There are less than three weeks until Chancellor of the Exchequer Philip Hammond delivers his 2018 Budget on 29th October, with industry looking to the future as preparations for Brexit intensify.
This year’s Budget will be closely examined by industries keen to see measures that will protect and support improvements in competitiveness after Brexit as companies look to address the challenges of the UK’s exit from the European Union (EU).
Today it is reported that the International Monetary Fund (IMF) has advised the Chancellor to “loosen the purse strings on public spending and taxation” (Financial Times) to mitigate the impact of a worst-case scenario hard Brexit.
The Government can act now to put in place measures that will help the UK’s vital industries prepare for Brexit, mitigate risks and protect employment and future growth.
ADS wrote to the Chancellor in September to set out priorities for the aerospace, defence, security and space sectors that should be addressed in the Budget and in the months that follow.
We believe the Budget should tackle three priorities for our industries:
- Prepare now to support companies through potentially severe cashflow consequences of a “no deal” Brexit.
- Invest in productivity programme like Sharing in Growth and SC21 that are boosting the UK’s global competitiveness.

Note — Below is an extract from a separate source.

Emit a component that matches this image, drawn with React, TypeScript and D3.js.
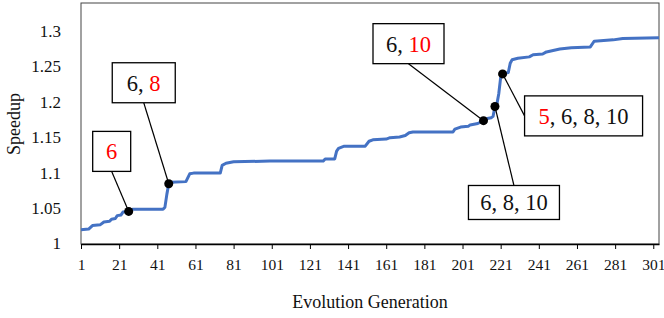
import React, { useEffect, useRef } from 'react';
import * as d3 from 'd3';

// 每一段平台的起止点 (代数, 加速比)
const generations: number[] = [
  1, 5, 7, 11, 13, 16, 17, 19, 20, 22, 23, 26, 28, 44, 45, 46, 47, 48, 56, 58, 60, 74, 75, 77, 81, 100,
  128, 129, 134, 135, 136, 139, 150, 152, 154, 161, 163, 168, 171, 173, 175, 196, 197, 200, 204, 205,
  209, 212, 214, 216, 217, 218, 219, 220, 221, 222, 225, 226, 227, 230, 236, 238, 243, 245, 252, 258,
  268, 270, 280, 285, 304
];
const speedups: number[] = [
  1.02, 1.021, 1.026, 1.027, 1.031, 1.032, 1.035, 1.036, 1.04, 1.041, 1.045, 1.046, 1.049, 1.049, 1.052,
  1.07, 1.085, 1.087, 1.088, 1.099, 1.1, 1.1, 1.111, 1.114, 1.116, 1.117, 1.117, 1.12, 1.12, 1.131,
  1.135, 1.138, 1.138, 1.145, 1.147, 1.148, 1.15, 1.151, 1.153, 1.157, 1.158, 1.158, 1.162, 1.165,
  1.166, 1.168, 1.17, 1.174, 1.177, 1.178, 1.18, 1.194, 1.197, 1.212, 1.235, 1.24, 1.242, 1.255, 1.26,
  1.262, 1.264, 1.267, 1.268, 1.271, 1.275, 1.277, 1.278, 1.286, 1.288, 1.29, 1.291
];

const xTicks: number[] = d3.range(1, 302, 20);
const yTicks: number[] = [1, 1.05, 1.1, 1.15, 1.2, 1.25, 1.3];

// 标注: 所在代数与文字 (红色部分为新增)
const markerGens: number[] = [26, 47, 212, 218, 222];
const markerLabels: { text: string; red: boolean }[][] = [
  [{ text: '6', red: true }],
  [{ text: '6, ', red: false }, { text: '8', red: true }],
  [{ text: '6, ', red: false }, { text: '10', red: true }],
  [{ text: '6, 8, 10', red: false }],
  [{ text: '5', red: true }, { text: ', 6, 8, 10', red: false }]
];

// 标注框布局 (相对标记点的偏移)
const boxLayout = [
  { dx: -17, dy: -60, w: 38, h: 40, anchor: 'bottom' },
  { dx: -25, dy: -101, w: 63, h: 40, anchor: 'bottom' },
  { dx: -75, dy: -77, w: 71, h: 40, anchor: 'bottom' },
  { dx: 19, dy: 96, w: 91, h: 34, anchor: 'top' },
  { dx: 81, dy: 42, w: 118, h: 40, anchor: 'left' }
];

const FONT = "'Liberation Serif', 'Times New Roman', serif";

const App: React.FC = () => {
  const svgRef = useRef<SVGSVGElement>(null);

  useEffect(() => {
    document.body.style.margin = '0';
    if (!svgRef.current) return;

    const svg = d3.select(svgRef.current);
    svg.selectAll('*').remove();

    const left = 81, right = 659, top = 3, bottom = 244;

    const x = d3.scaleLinear().domain([1, 304]).range([left, right]);
    const y = d3.scaleLinear().domain([1, 1.34]).range([bottom, top]);

    // 绘图区边框
    svg.append('rect')
      .attr('x', left)
      .attr('y', top)
      .attr('width', right - left)
      .attr('height', bottom - top)
      .attr('fill', 'none')
      .attr('stroke', '#444')
      .attr('stroke-width', 1);

    // x 轴
    const xAxis = svg.append('g')
      .attr('transform', `translate(0, ${bottom})`)
      .call(d3.axisBottom(x).tickValues(xTicks).tickSize(5).tickSizeOuter(0).tickFormat(d3.format('d')));
    xAxis.attr('font-family', FONT).attr('font-size', 15.5);
    xAxis.select('.domain').attr('stroke', '#000').attr('stroke-width', 1.3);
    xAxis.selectAll('.tick line').attr('stroke', '#000');
    xAxis.selectAll('.tick text')
      .attr('y', 21)
      .attr('dy', '0.32em')
      .attr('fill', '#111');

    // y 轴标签 (无刻度线)
    svg.append('g')
      .attr('font-family', FONT)
      .attr('font-size', 17)
      .selectAll('text')
      .data(yTicks)
      .enter()
      .append('text')
      .attr('x', 61)
      .attr('y', d => y(d))
      .attr('dy', '0.32em')
      .attr('text-anchor', 'end')
      .attr('fill', '#111')
      .text(d => String(d));

    // 轴标题
    svg.append('text')
      .attr('transform', 'translate(20, 124) rotate(-90)')
      .attr('text-anchor', 'middle')
      .attr('font-family', FONT)
      .attr('font-size', 18)
      .attr('fill', '#111')
      .text('Speedup');

    svg.append('text')
      .attr('x', 370)
      .attr('y', 308)
      .attr('text-anchor', 'middle')
      .attr('font-family', FONT)
      .attr('font-size', 18)
      .attr('fill', '#111')
      .text('Evolution Generation');

    // 折线
    const points: [number, number][] = generations.map((g, i) => [g, speedups[i]]);
    const line = d3.line<[number, number]>()
      .x(d => x(d[0]))
      .y(d => y(d[1]));

    svg.append('path')
      .datum(points)
      .attr('d', line)
      .attr('fill', 'none')
      .attr('stroke', '#4472C4')
      .attr('stroke-width', 3)
      .attr('stroke-linejoin', 'round');

    // 标注
    markerGens.forEach((g, i) => {
      const idx = generations.indexOf(g);
      const mx = x(g);
      const my = y(speedups[idx]);
      const b = boxLayout[i];
      const cx = mx + b.dx;
      const cy = my + b.dy;

      let ax = cx, ay = cy + b.h / 2;
      if (b.anchor === 'top') ay = cy - b.h / 2;
      if (b.anchor === 'left') { ax = cx - b.w / 2; ay = cy; }

      svg.append('line')
        .attr('x1', ax)
        .attr('y1', ay)
        .attr('x2', mx)
        .attr('y2', my)
        .attr('stroke', '#000')
        .attr('stroke-width', 1.2);

      svg.append('rect')
        .attr('x', cx - b.w / 2)
        .attr('y', cy - b.h / 2)
        .attr('width', b.w)
        .attr('height', b.h)
        .attr('fill', '#fff')
        .attr('stroke', '#000')
        .attr('stroke-width', 1.3);

      const t = svg.append('text')
        .attr('x', cx)
        .attr('y', cy)
        .attr('dy', '0.35em')
        .attr('text-anchor', 'middle')
        .attr('font-family', FONT)
        .attr('font-size', 22.5)
        .attr('xml:space', 'preserve');
      markerLabels[i].forEach(part => {
        t.append('tspan')
          .attr('fill', part.red ? '#ff0000' : '#111')
          .text(part.text);
      });

      svg.append('circle')
        .attr('cx', mx)
        .attr('cy', my)
        .attr('r', 4.5)
        .attr('fill', '#000');
    });
  }, []);

  return (
    <svg
      ref={svgRef}
      width={664}
      height={318}
      style={{ display: 'block', background: '#fff' }}
    />
  );
};

export default App;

- Use the next Comprehensive Spending Review to prioritise spending on long-term industrial strategy objectives and national security.
During the summer we asked members about their preparations for Brexit. Many companies indicated that a “no deal” Brexit scenario was the only one they were planning for, as insufficient information is available on any other outcome to make meaningful planning possible.
Cash-flow risks in the event of a “no deal” outcome are one of the key concerns. Stockpiling is the only means of mitigating the impact of border delays, but the pressures created by carrying more materials and stock, plus additional VAT, threatens cash-flow difficulties that will be difficult to manage.
This is why we have asked the Chancellor to take urgent action to identify and prepare contingency measures that help ease the cash consequences of leaving the EU without a Withdrawal Agreement – an outcome that would mean no transition period to give businesses time to adapt.
The Treasury and Department for Business should begin planning now with the banks to make sure that in the event no deal is agreed between the UK and the EU, companies are not punished for dipping into their overdraft or breaching loan covenants.
The Government’s economic departments should also begin discussions with trade credit insurers to make sure coverage is not withdrawn in the event of no deal, as occurred during the financial crisis.
In further preparatory measures, ADS believes the Treasury should identify and set out a range of fiscal measures that would be sued to ease cash-flow pressures for companies and consumers, such as:
- A VAT holiday
- A corporate tax holiday
- 100% capital allowances
- Doubling R&D tax reliefs and credits
- Business rates relief
Raising industrial productivity remains a national challenge for the UK. To support supply chain companies who are seeking to invest in their own productivity and competitiveness, the Government should now extend funding for the Sharing in Growth and SC21 Competitiveness and Growth programmes.
The Sharing in Growth programme needs £12m funding from 2019 to bridge the gap until full funding for the proven structure, approach, governance and organisation can be secured for the long-term in next year’s Comprehensive Spending Review.
Alongside this, new funding of £16m for SC21 Competitiveness and Growth will allow a further 130 aerospace and defence companies to participate.
Industrial strategy programmes like Sharing in Growth and SC21 are proven to succeed in helping our industries raise productivity, making sure the UK can continue to meet rising international demand and to compete against overseas rivals.
ADS is encouraged by the Government’s continuing support for industrial strategy, with the Prime Minister already indicating at July’s Farnborough International Airshow that agreeing a new Aerospace Sector Deal is an important economic priority.
Targeted funding for these schemes can help make sure UK industry is well placed to compete after Brexit, and provide important backing for sectors that are high-value, high-productivity UK success stories.